EDIT: I just found a very interesting source: in Gabor Szegö's book Orthogonal Polynomials Theorem 7.6.3 claims that the local maxima of the function $|H_n(x)|e^{-\frac{1}{2}x^2}$ form an increasing sequence for $x\ge 0$
But mind you that he is using the physicists Hermite polynomials instead. The conversion between the two is given by
$$ H_n(x) = \sqrt{2}^n He_n(\sqrt{2}x)  $$
I.e. the roots/extrema of $H_n$ are closer to the center than those of $He_n(x)$ which might just make the difference on whether or not the sequence is increasing/decreasing due to the fast decay of the exponential factor $e^{-\frac{1}{2}x^2}$.
Sadly the proof of the book is very much like spaghetti code and I am not seeing right now how to adapt it.
 A: Alright I managed to decode the the proof in Szegö's book and apply it to the probabilists' Hermite polynomials. Hidden in a footnote on page 166, there is a very neat theorem due to Sonin, Butlewski and Pólya:
Assume that $y(x)$ solves $$(g(x)y')'+ f(x)y = 0$$ where $f,g$ are positive, continuously differentiable functions. Then the local maxima of $|y|$ form an increasing/decreasing sequence for $x\ge 0$ if $f(x)g(x)$ is decreasing/increasing.

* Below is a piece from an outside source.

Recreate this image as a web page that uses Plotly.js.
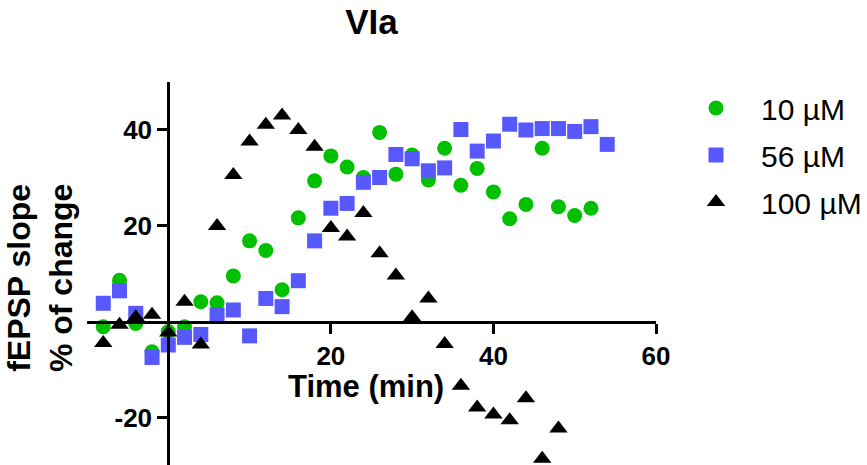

Proof multiplying by  $2g(x)y'$ gives 
$$D(g(x)y')^2 + f(x)g(x)Dy^2 = 0 
\quad\text{i.e. } Dy^2 = -\frac{1}{f(x)g(x)}D(g(x)y')^2 $$
Now consider the function $$\psi(x) = y(x)^2 + \frac{1}{f(x)g(x)}(g(x)y')^2$$ Evidently, $\psi(x) = y(x)^2$ when $y'(x)=0$, so in particular for every maxima of $|y|$. Moreover for inc/dec $f(x)g(x)$, it is a dec/inc function itself since:
$$ D\psi(x) = -\frac{(f(x)g(x))'}{(f(x)g(x))^2}(g(x)y'(x))^2$$
which proofs the theorem.
Now this applies to the function $He_n(x)e^{-\frac{1}{2}x^2}$ since it satisfies the equation
$$ (e^{+\frac{1}{2}x^2} y')' + (n+1)e^{+\frac{1}{2}x^2} y = 0 $$
All of this raises an interesting side question: since the sequence of maxima of the function in question $|p(x)| e^{-\frac{1}{2}x^2}$ is increasing for the physicists Hermite polynomials $p=H_n$, and decreasing for the probabilists Hermite polynomials $p=He_n$, and they are scaled versions of each other, one is only left to wonder if there is some scaled inbetween version such that the sequence of maxima is constant. This should at least be possible for $n\le 4$.
If anyone has some more insight to offer I am more than happy to award the bounty since it's going to expire anyway.